Function ADcens computes the Anderson-Darling test statistic and p-value for right-censored data against eight possible predefined or user-specified distributions using bootstrapping. This function also accounts for complete data.

# Default S3 method
ADcens(times, cens = rep(1, length(times)),
       distr = c("exponential", "gumbel", "weibull", "normal",
                 "lognormal", "logistic", "loglogistic", "beta"),
       betaLimits = c(0, 1), igumb = c(10, 10), BS = 999,
       params0 = list(shape = NULL, shape2 = NULL,
                       location = NULL, scale = NULL, theta = NULL),
       tol = 1e-04, start = NULL, ...)
# S3 method for class 'formula'
ADcens(formula, data, ...)

Arguments

times: Numeric vector of times until the event of interest.
cens: Status indicator (1, exact time; 0, right-censored time). If not provided, all times are assumed to be exact.
distr: A string specifying the name of the distribution to be studied. The possible distributions are the exponential ("exponential"), the Weibull ("weibull"), the Gumbel ("gumbel"), the normal ("normal"), the lognormal ("lognormal"), the logistic ("logistic"), the loglogistic ("loglogistic"), and the beta ("beta") distribution. In addition, if the character string used is "name", every distribution for which the corresponiding density (dname), probability (pname) and random generator (rname) functions are defined, can be used.
betaLimits: Two-components vector with the lower and upper bounds of the Beta distribution. This argument is only required, if the beta distribution is considered.
igumb: Two-components vector with the initial values for the estimation of the Gumbel distribution parameters.
BS: Number of bootstrap samples.
params0: List specifying the parameters of the theoretical distribution. By default, parameters are set to NULL and estimated with the maximum likelihood method. This argument is only considered, if all parameters of the studied distribution are specified.
tol: Precision of survival times.
formula: A formula with a numeric vector as response (which assumes no censoring) or Surv object.
data: Data frame for variables in formula.
start: A named list giving the initial values of parameters of the named distribution or a function of data computing initial values and returning a named list. This argument may be omitted (default) for the eight prespecified distributions. See more details in mledist.
...: Additional arguments for the boot function of the boot package.

Details

The parameter estimation is acomplished with the fitdistcens function of the fitdistrplus package.

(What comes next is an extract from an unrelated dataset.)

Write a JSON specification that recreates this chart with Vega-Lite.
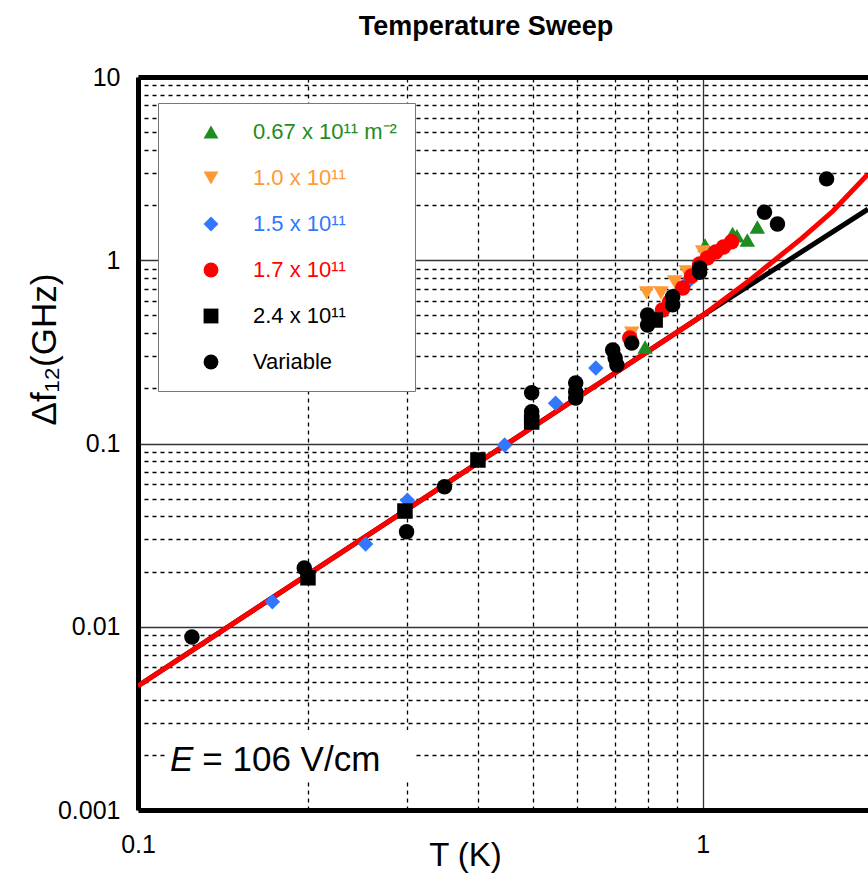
{
  "$schema": "https://vega.github.io/schema/vega-lite/v6.json",
  "autosize": {"type": "none"},
  "padding": {"left": 138, "top": 77, "right": 0, "bottom": 69},
  "width": 730,
  "height": 733,
  "background": "white",
  "title": {"text": "Temperature Sweep", "font": "Liberation Sans", "fontSize": 27, "fontWeight": "bold", "frame": "group", "anchor": "middle", "offset": 24, "dx": -17, "color": "black"},
  "config": {"view": {"stroke": null}, "font": "Liberation Sans"},
  "datasets": {
    "points": [
      {"T": 0.791, "df": 0.336, "s": "0.67 x 10¹¹ m⁻²"},
      {"T": 1.01, "df": 1.21, "s": "0.67 x 10¹¹ m⁻²"},
      {"T": 1.13, "df": 1.40, "s": "0.67 x 10¹¹ m⁻²"},
      {"T": 1.15, "df": 1.36, "s": "0.67 x 10¹¹ m⁻²"},
      {"T": 1.20, "df": 1.29, "s": "0.67 x 10¹¹ m⁻²"},
      {"T": 1.25, "df": 1.52, "s": "0.67 x 10¹¹ m⁻²"},
      {"T": 0.40, "df": 0.079, "s": "1.0 x 10¹¹"},
      {"T": 0.749, "df": 0.40, "s": "1.0 x 10¹¹"},
      {"T": 0.796, "df": 0.663, "s": "1.0 x 10¹¹"},
      {"T": 0.844, "df": 0.663, "s": "1.0 x 10¹¹"},
      {"T": 0.893, "df": 0.761, "s": "1.0 x 10¹¹"},
      {"T": 0.936, "df": 0.863, "s": "1.0 x 10¹¹"},
      {"T": 1.0, "df": 1.11, "s": "1.0 x 10¹¹"},
      {"T": 0.173, "df": 0.0137, "s": "1.5 x 10¹¹"},
      {"T": 0.253, "df": 0.0283, "s": "1.5 x 10¹¹"},
      {"T": 0.30, "df": 0.049, "s": "1.5 x 10¹¹"},
      {"T": 0.446, "df": 0.098, "s": "1.5 x 10¹¹"},
      {"T": 0.549, "df": 0.166, "s": "1.5 x 10¹¹"},
      {"T": 0.647, "df": 0.258, "s": "1.5 x 10¹¹"},
      {"T": 0.938, "df": 0.751, "s": "1.5 x 10¹¹"},
      {"T": 0.95, "df": 0.80, "s": "1.5 x 10¹¹"},
      {"T": 0.743, "df": 0.376, "s": "1.7 x 10¹¹"},
      {"T": 0.849, "df": 0.535, "s": "1.7 x 10¹¹"},
      {"T": 0.874, "df": 0.592, "s": "1.7 x 10¹¹"},
      {"T": 0.922, "df": 0.706, "s": "1.7 x 10¹¹"},
      {"T": 0.956, "df": 0.82, "s": "1.7 x 10¹¹"},
      {"T": 0.988, "df": 0.954, "s": "1.7 x 10¹¹"},
      {"T": 1.02, "df": 1.03, "s": "1.7 x 10¹¹"},
      {"T": 1.055, "df": 1.11, "s": "1.7 x 10¹¹"},
      {"T": 1.089, "df": 1.18, "s": "1.7 x 10¹¹"},
      {"T": 1.125, "df": 1.26, "s": "1.7 x 10¹¹"},
      {"T": 0.20, "df": 0.0185, "s": "2.4 x 10¹¹"},
      {"T": 0.297, "df": 0.0428, "s": "2.4 x 10¹¹"},
      {"T": 0.40, "df": 0.0813, "s": "2.4 x 10¹¹"},
      {"T": 0.498, "df": 0.131, "s": "2.4 x 10¹¹"},
      {"T": 0.824, "df": 0.472, "s": "2.4 x 10¹¹"},
      {"T": 0.1246, "df": 0.0088, "s": "Variable"},
      {"T": 0.197, "df": 0.0209, "s": "Variable"},
      {"T": 0.299, "df": 0.033, "s": "Variable"},
      {"T": 0.349, "df": 0.058, "s": "Variable"},
      {"T": 0.498, "df": 0.189, "s": "Variable"},
      {"T": 0.498, "df": 0.149, "s": "Variable"},
      {"T": 0.498, "df": 0.140, "s": "Variable"},
      {"T": 0.596, "df": 0.214, "s": "Variable"},
      {"T": 0.596, "df": 0.191, "s": "Variable"},
      {"T": 0.596, "df": 0.177, "s": "Variable"},
      {"T": 0.693, "df": 0.324, "s": "Variable"},
      {"T": 0.70, "df": 0.293, "s": "Variable"},
      {"T": 0.705, "df": 0.268, "s": "Variable"},
      {"T": 0.749, "df": 0.353, "s": "Variable"},
      {"T": 0.799, "df": 0.503, "s": "Variable"},
      {"T": 0.799, "df": 0.443, "s": "Variable"},
      {"T": 0.885, "df": 0.632, "s": "Variable"},
      {"T": 0.885, "df": 0.571, "s": "Variable"},
      {"T": 0.988, "df": 0.907, "s": "Variable"},
      {"T": 0.988, "df": 0.86, "s": "Variable"},
      {"T": 1.287, "df": 1.83, "s": "Variable"},
      {"T": 1.357, "df": 1.576, "s": "Variable"},
      {"T": 1.658, "df": 2.78, "s": "Variable"}
    ],
    "blackline": [
      {"T": 0.1, "df": 0.00475},
      {"T": 1.0, "df": 0.50},
      {"T": 1.963, "df": 1.90}
    ],
    "redline": [
      {"T": 0.1, "df": 0.00475},
      {"T": 1.0, "df": 0.50},
      {"T": 1.2, "df": 0.76},
      {"T": 1.5, "df": 1.32},
      {"T": 1.7, "df": 1.85},
      {"T": 1.963, "df": 2.95}
    ],
    "box": [
      {"T": 0.1116, "T2": 0.3093, "df": 0.00142, "df2": 0.00273}
    ],
    "noteE": [
      {"T": 0.1139, "df": 0.00163, "label": "E"}
    ],
    "noteRest": [
      {"T": 0.1300, "df": 0.00163, "label": "= 106 V/cm"}
    ]
  },
  "resolve": {"axis": {"x": "independent", "y": "independent"}},
  "layer": [
    {
      "data": {"name": "box"},
      "mark": {"type": "rect", "color": "white"},
      "encoding": {
        "x": {"field": "T", "type": "quantitative", "scale": {"type": "log", "domain": [0.1, 1.963], "nice": false}, "axis": null},
        "x2": {"field": "T2"},
        "y": {"field": "df", "type": "quantitative", "scale": {"type": "log", "domain": [0.001, 10], "nice": false}, "axis": null},
        "y2": {"field": "df2"}
      }
    },
    {
      "data": {"name": "blackline"},
      "mark": {"type": "line", "color": "black", "strokeWidth": 5, "clip": true},
      "encoding": {
        "x": {"field": "T", "type": "quantitative", "axis": {
          "orient": "top", "values": [0.2, 0.3, 0.4, 0.5, 0.6, 0.7, 0.8, 0.9],
          "grid": true, "gridColor": "black", "gridDash": [4, 4], "gridWidth": 1.3, "gridOpacity": 1,
          "labels": false, "ticks": false, "domain": true, "domainColor": "black", "domainWidth": 5, "title": null}},
        "y": {"field": "df", "type": "quantitative", "axis": {
          "orient": "right",
          "values": [0.002, 0.003, 0.004, 0.005, 0.006, 0.007, 0.008, 0.009, 0.02, 0.03, 0.04, 0.05, 0.06, 0.07, 0.08, 0.09, 0.2, 0.3, 0.4, 0.5, 0.6, 0.7, 0.8, 0.9, 2, 3, 4, 5, 6, 7, 8, 9],
          "grid": true, "gridColor": "black", "gridDash": [4, 4], "gridWidth": 1.3, "gridOpacity": 1,
          "labels": false, "ticks": false, "domain": false, "title": null}}
      }
    },
    {
      "data": {"name": "redline"},
      "mark": {"type": "line", "color": "#FF0000", "strokeWidth": 5, "clip": true},
      "encoding": {
        "x": {"field": "T", "type": "quantitative", "axis": null},
        "y": {"field": "df", "type": "quantitative", "axis": null}
      }
    },
    {
      "data": {"name": "points"},
      "mark": {"type": "point", "filled": true, "opacity": 1, "strokeWidth": 0, "size": 240},
      "encoding": {
        "x": {"field": "T", "type": "quantitative", "axis": {
          "orient": "bottom", "values": [0.1, 1], "format": "~g",
          "grid": true, "gridColor": "#333333", "gridWidth": 1.3, "gridOpacity": 1,
          "domain": true, "domainColor": "black", "domainWidth": 5, "ticks": false,
          "labelFontSize": 25, "labelPadding": 22, "labelColor": "black", "labelFlush": false, "labelFont": "Liberation Sans",
          "title": "T (K)", "titleFontSize": 33, "titleFontWeight": "normal", "titleColor": "black", "titleFont": "Liberation Sans",
          "titleX": 327, "titleY": 29}},
        "y": {"field": "df", "type": "quantitative", "axis": {
          "orient": "left", "values": [0.001, 0.01, 0.1, 1, 10], "format": "~g",
          "grid": true, "gridColor": "#333333", "gridWidth": 1.3, "gridOpacity": 1,
          "domain": true, "domainColor": "black", "domainWidth": 5, "ticks": false,
          "labelFontSize": 25, "labelPadding": 18, "labelColor": "black", "labelFlush": false, "labelFont": "Liberation Sans",
          "title": "Δf₁₂(GHz)", "titleFontSize": 35, "titleFontWeight": "normal", "titleColor": "black", "titleFont": "Liberation Sans",
          "titleX": -76, "titleY": 272}},
        "shape": {"field": "s", "type": "nominal",
          "scale": {"domain": ["0.67 x 10¹¹ m⁻²", "1.0 x 10¹¹", "1.5 x 10¹¹", "1.7 x 10¹¹", "2.4 x 10¹¹", "Variable"],
                    "range": ["triangle-up", "triangle-down", "diamond", "circle", "square", "circle"]},
          "legend": {"orient": "none", "legendX": 20, "legendY": 26, "title": null,
            "fillColor": "white", "strokeColor": "#777777", "padding": 18,
            "symbolOffset": 24, "labelOffset": 31, "labelFontSize": 22, "labelFont": "Liberation Sans",
            "symbolSize": 220, "rowPadding": 24, "symbolStrokeWidth": 0, "labelLimit": 300,
            "labelColor": {"expr": "datum.index == 0 ? '#1E8C1E' : datum.index == 1 ? '#FF9933' : datum.index == 2 ? '#3377FF' : datum.index == 3 ? '#FF0000' : 'black'"}}},
        "color": {"field": "s", "type": "nominal",
          "scale": {"domain": ["0.67 x 10¹¹ m⁻²", "1.0 x 10¹¹", "1.5 x 10¹¹", "1.7 x 10¹¹", "2.4 x 10¹¹", "Variable"],
                    "range": ["#1E8C1E", "#FF9933", "#3377FF", "#FF0000", "black", "black"]}}
      }
    },
    {
      "data": {"name": "noteE"},
      "mark": {"type": "text", "fontSize": 35, "fontStyle": "italic", "align": "left", "baseline": "alphabetic", "font": "Liberation Sans", "color": "black"},
      "encoding": {
        "x": {"field": "T", "type": "quantitative", "axis": null},
        "y": {"field": "df", "type": "quantitative", "axis": null},
        "text": {"field": "label"}
      }
    },
    {
      "data": {"name": "noteRest"},
      "mark": {"type": "text", "fontSize": 35, "align": "left", "baseline": "alphabetic", "font": "Liberation Sans", "color": "black"},
      "encoding": {
        "x": {"field": "T", "type": "quantitative", "axis": null},
        "y": {"field": "df", "type": "quantitative", "axis": null},
        "text": {"field": "label"}
      }
    }
  ]
}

To avoid long computation times due to bootstrapping, an alternative with complete data is the function ad.test of the goftest package.

The precision of the survival times is important mainly in the data generation step of the bootstrap samples.

Value

ADcens returns an object of class "ADcens".

An object of class "ADcens" is a list containing the following components:

Distribution: Null distribution.
Hypothesis: Parameters under the null hypothesis (if params0 is provided).
Test: Vector containing the value of the Anderson-Darling statistic (AD) and the estimated p-value (p-value).
Estimates: Vector with the maximum likelihood estimates of the parameters of the distribution under study.
StdErrors: Vector containing the estimated standard errors.
aic: The Akaike information criterion.
bic: The so-called BIC or SBC (Schwarz Bayesian criterion).
BS: The number of bootstrap samples used.

References

G. Marsaglia and J. Marsaglia. Evaluating the Aderson-Darling Distrinution. In: Journal os Statistical Software, Articles, 9 (2) (2004), 1-5. URL: https://doi.org/10.18637/jss.v009.i02

Author

K. Langohr, M. Besalú, M. Francisco, A. Garcia, G. Gómez.

Warning

If the amount of data is large, the execution time of the function can be elevated. The parameter BS can limit the number of random censored samples generated and reduce the execution time.

Examples

# Complete data
set.seed(123)
ADcens(times = rweibull(100, 12, scale = 4), distr = "weibull",
       BS = 199)
#> Null hypothesis: the data follows a weibull distribution 
#> 
#> AD Test results:
#>      AD p-value 
#>   0.176   0.955 
#> 
summary(ADcens(times = rweibull(100, 12, scale = 4), distr = "exponential",
       BS = 199), outp = "table", print.BIC = FALSE, print.infoBoot = TRUE)
#> Distribution: exponential 
#> 
#> AD Test results:
#> ------- | -------
#> Metric  | Value  
#> ------- | -------
#> AD      | 37.067 
#> p-value | 0.005  
#> ------- | -------
#> 
#> Parameter estimates:
#> --------- | --------- | ---------
#> Parameter | Value     | s.e.     
#> --------- | --------- | ---------
#> scale     | 3.834     | 0.383    
#> --------- | --------- | ---------
#> 
#> AIC: 470.79 
#> 
#> Number of bootstrap samples: 199 
#> 

if (FALSE) { # \dontrun{
# Censored data
set.seed(123)
colonsamp <- colon[sample(nrow(colon), 300), ]
ADcens(Surv(time, status) ~ 1, colonsamp, distr = "normal")
} # }